Start of PROVIDED DATA
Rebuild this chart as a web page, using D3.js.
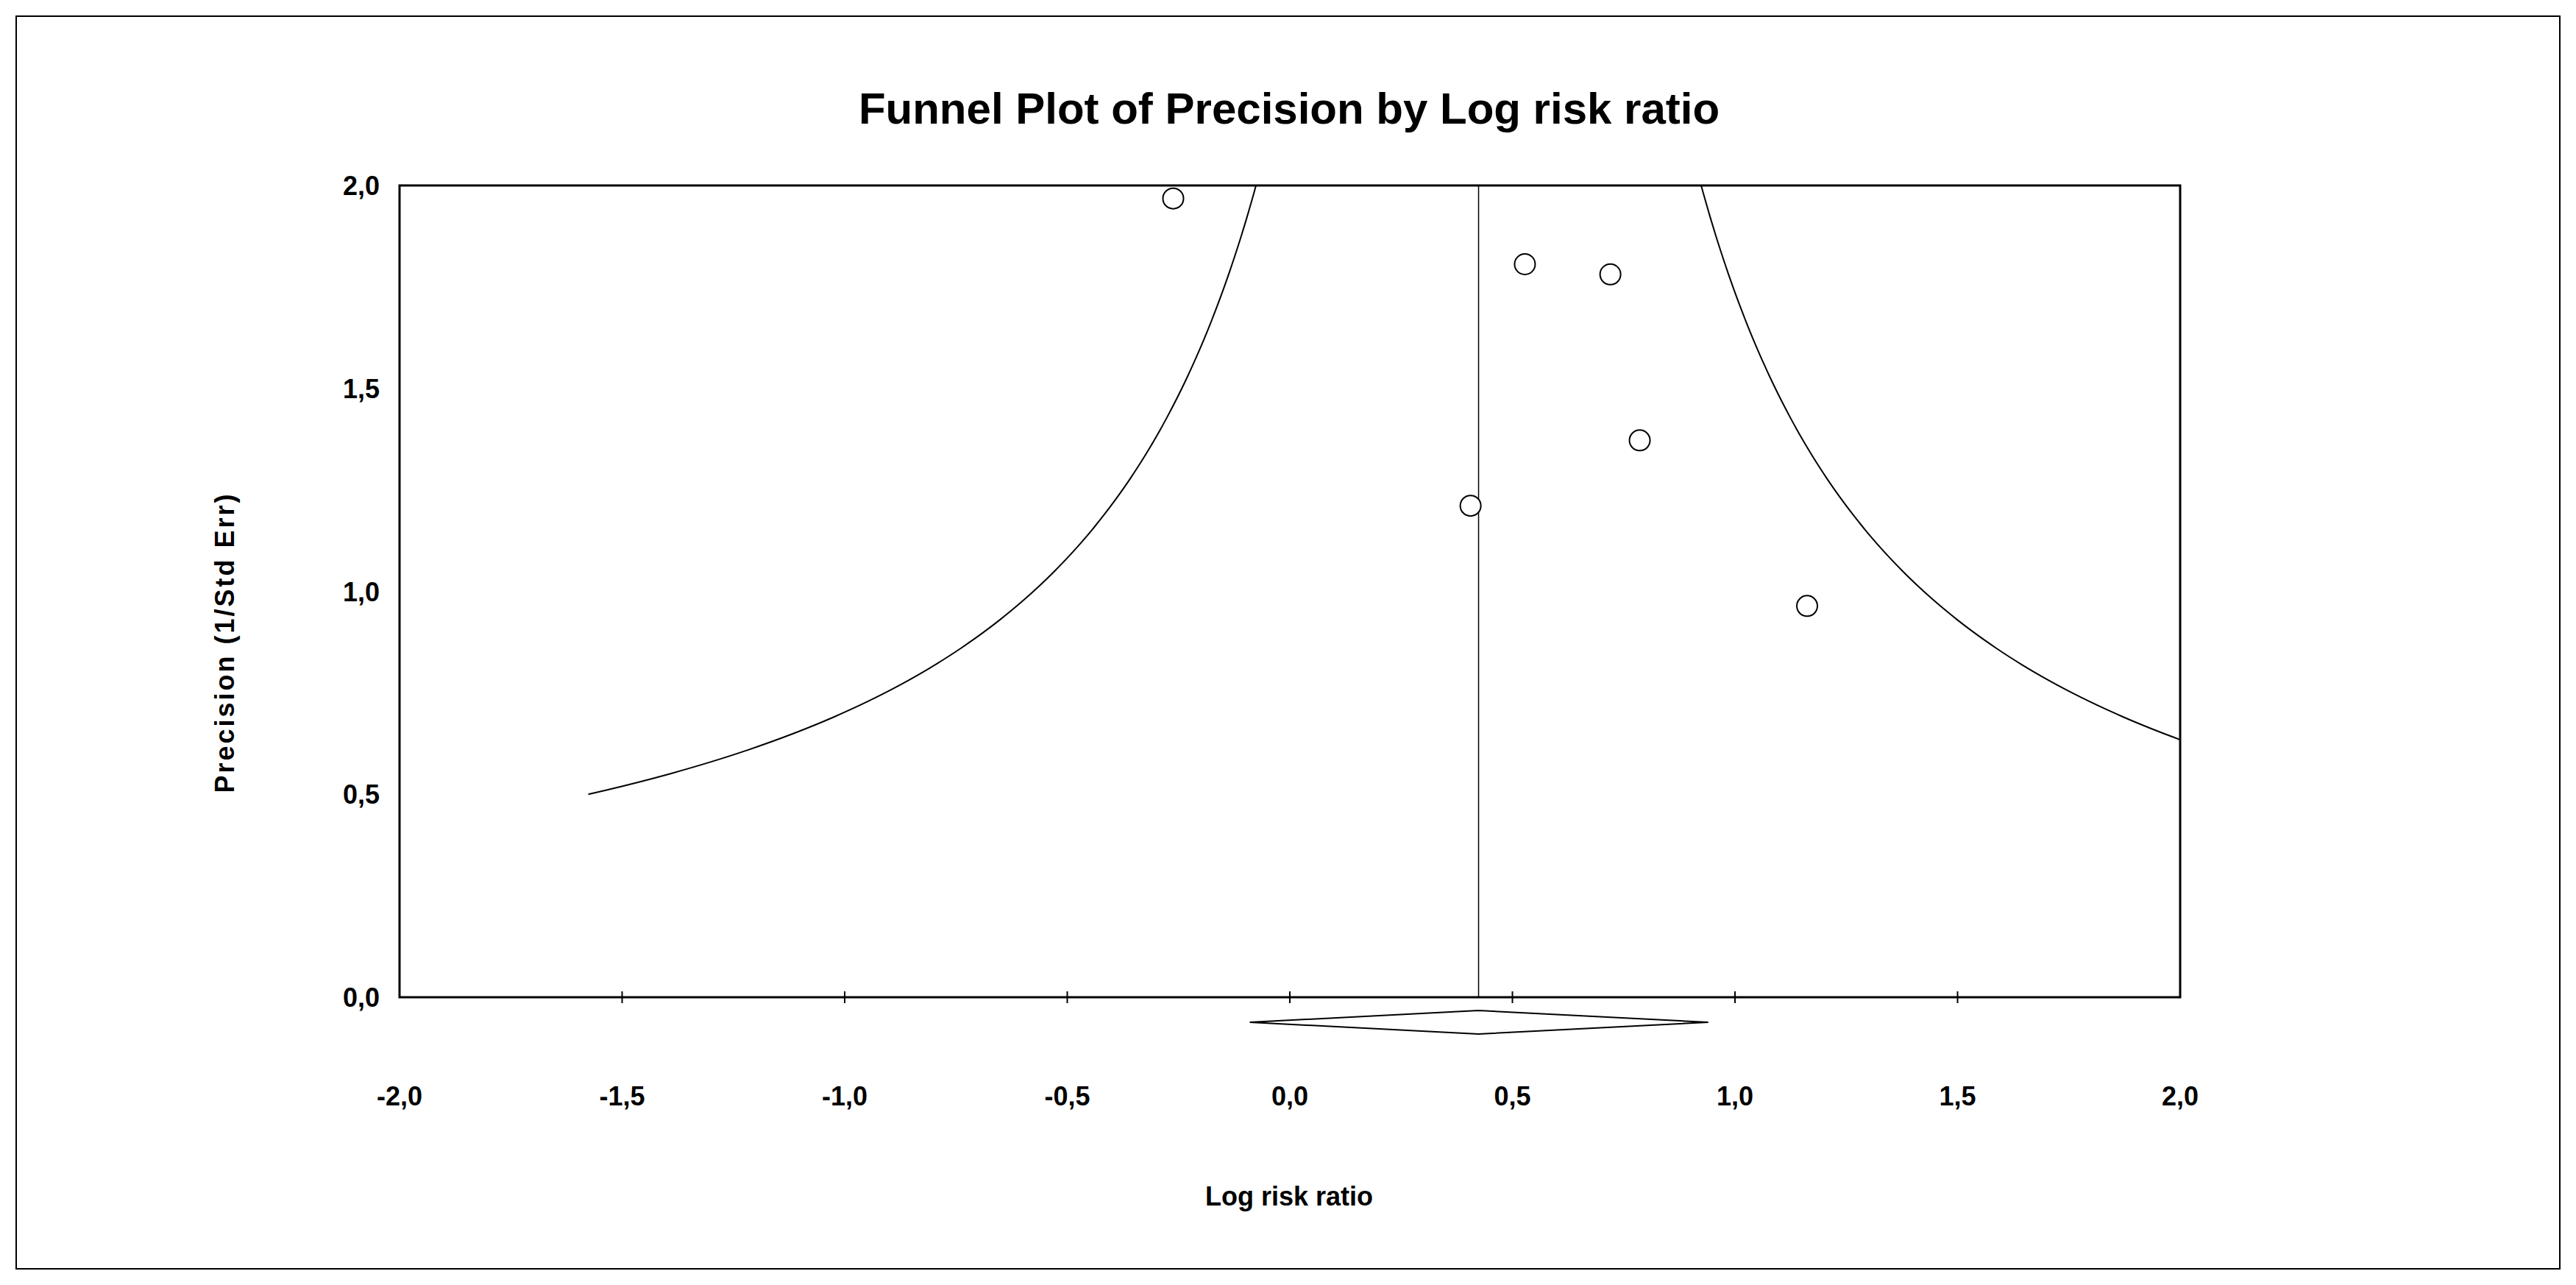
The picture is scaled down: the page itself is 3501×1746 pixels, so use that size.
<!DOCTYPE html>
<html><head><meta charset="utf-8">
<script src="https://cdn.jsdelivr.net/npm/d3@7"></script>
<style>body{margin:0;background:#fff}</style>
</head><body><div id="chart"></div>
<script>
var W = 3501, H = 1746;
var logRR = [-0.262, 0.528, 0.720, 0.786, 0.406, 1.162];
var precision = [1.968, 1.806, 1.781, 1.372, 1.211, 0.964];
var pooled = 0.424, ciLow = -0.09, ciHigh = 0.94;
var xTicks = [-2.0, -1.5, -1.0, -0.5, 0.0, 0.5, 1.0, 1.5, 2.0];
var yTicks = [0.0, 0.5, 1.0, 1.5, 2.0];
var funnelLevels = d3.range(0.5, 2.0001, 0.01);

var svg = d3.select("#chart").append("svg").attr("width", W).attr("height", H);
var L = 543, R = 2963, T = 252, B = 1355;
var x = d3.scaleLinear().domain([-2, 2]).range([L, R]);
var y = d3.scaleLinear().domain([0, 2]).range([B, T]);
var fmt = function(d){ return d3.format(".1f")(d).replace(".", ",").replace("\u2212", "-"); };
var font = "Liberation Sans, Arial, sans-serif";

svg.append("rect").attr("x", 22).attr("y", 22).attr("width", 3457).attr("height", 1702)
  .attr("fill", "none").attr("stroke", "#000").attr("stroke-width", 2);

svg.append("text").attr("x", 1752).attr("y", 168).attr("text-anchor", "middle")
  .attr("font-family", font).attr("font-weight", "bold").attr("font-size", 60)
  .text("Funnel Plot of Precision by Log risk ratio");

var g = svg.append("g");
g.append("rect").attr("x", L).attr("y", T).attr("width", R - L).attr("height", B - T)
  .attr("fill", "none").attr("stroke", "#000").attr("stroke-width", 3);

// x ticks crossing the axis
g.selectAll(".xt").data(xTicks.slice(1, -1)).enter().append("line")
  .attr("x1", d => x(d)).attr("x2", d => x(d)).attr("y1", B - 8).attr("y2", B + 8)
  .attr("stroke", "#000").attr("stroke-width", 2);
g.selectAll(".xl").data(xTicks).enter().append("text")
  .attr("x", d => x(d)).attr("y", 1502).attr("text-anchor", "middle")
  .attr("font-family", font).attr("font-weight", "bold").attr("font-size", 36).text(fmt);
g.selectAll(".yl").data(yTicks).enter().append("text")
  .attr("x", 516).attr("y", d => y(d) + 13).attr("text-anchor", "end")
  .attr("font-family", font).attr("font-weight", "bold").attr("font-size", 36).text(fmt);

svg.append("text").attr("x", 1752).attr("y", 1638).attr("text-anchor", "middle")
  .attr("font-family", font).attr("font-weight", "bold").attr("font-size", 36).text("Log risk ratio");
svg.append("text").attr("transform", "translate(318,873) rotate(-90)").attr("text-anchor", "middle")
  .attr("font-family", font).attr("font-weight", "bold").attr("font-size", 36).attr("letter-spacing", 3)
  .text("Precision (1/Std Err)");

// pooled estimate line
g.append("line").attr("x1", x(pooled)).attr("x2", x(pooled)).attr("y1", T).attr("y2", B)
  .attr("stroke", "#000").attr("stroke-width", 1.5);

// funnel boundaries
var line = d3.line().x(d => x(d[0])).y(d => y(d[1]));
var left = funnelLevels.map(p => [pooled - 1 / p, p]);
var right = funnelLevels.map(p => [pooled + 1 / p, p]).filter(d => d[0] <= 2);
g.append("path").attr("d", line(left)).attr("fill", "none").attr("stroke", "#000").attr("stroke-width", 2);
g.append("path").attr("d", line([[2, 1 / (2 - pooled)]].concat(right))).attr("fill", "none").attr("stroke", "#000").attr("stroke-width", 2);

// studies
g.selectAll(".pt").data(logRR).enter().append("circle")
  .attr("cx", d => x(d)).attr("cy", (d, i) => y(precision[i])).attr("r", 14)
  .attr("fill", "#fff").attr("stroke", "#000").attr("stroke-width", 2);

// diamond
var dy = 1389;
g.append("path").attr("d", "M" + x(ciLow) + "," + dy + "L" + x(pooled) + "," + (dy - 16) +
  "L" + x(ciHigh) + "," + dy + "L" + x(pooled) + "," + (dy + 16) + "Z")
  .attr("fill", "#fff").attr("stroke", "#000").attr("stroke-width", 2);
</script></body></html>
End of PROVIDED DATA
■ WHAT YOU HAVE TO DO ■
Retype, word for word, every line from the line with "The picture is" to the line with "Plot of Precision", inclusive. Add nothing.

■ TASK RESULT ■
The picture is scaled down: the page itself is 3501×1746 pixels, so use that size.
<!DOCTYPE html>
<html><head><meta charset="utf-8">
<script src="https://cdn.jsdelivr.net/npm/d3@7"></script>
<style>body{margin:0;background:#fff}</style>
</head><body><div id="chart"></div>
<script>
var W = 3501, H = 1746;
var logRR = [-0.262, 0.528, 0.720, 0.786, 0.406, 1.162];
var precision = [1.968, 1.806, 1.781, 1.372, 1.211, 0.964];
var pooled = 0.424, ciLow = -0.09, ciHigh = 0.94;
var xTicks = [-2.0, -1.5, -1.0, -0.5, 0.0, 0.5, 1.0, 1.5, 2.0];
var yTicks = [0.0, 0.5, 1.0, 1.5, 2.0];
var funnelLevels = d3.range(0.5, 2.0001, 0.01);

var svg = d3.select("#chart").append("svg").attr("width", W).attr("height", H);
var L = 543, R = 2963, T = 252, B = 1355;
var x = d3.scaleLinear().domain([-2, 2]).range([L, R]);
var y = d3.scaleLinear().domain([0, 2]).range([B, T]);
var fmt = function(d){ return d3.format(".1f")(d).replace(".", ",").replace("\u2212", "-"); };
var font = "Liberation Sans, Arial, sans-serif";

svg.append("rect").attr("x", 22).attr("y", 22).attr("width", 3457).attr("height", 1702)
  .attr("fill", "none").attr("stroke", "#000").attr("stroke-width", 2);

svg.append("text").attr("x", 1752).attr("y", 168).attr("text-anchor", "middle")
  .attr("font-family", font).attr("font-weight", "bold").attr("font-size", 60)
  .text("Funnel Plot of Precision by Log risk ratio");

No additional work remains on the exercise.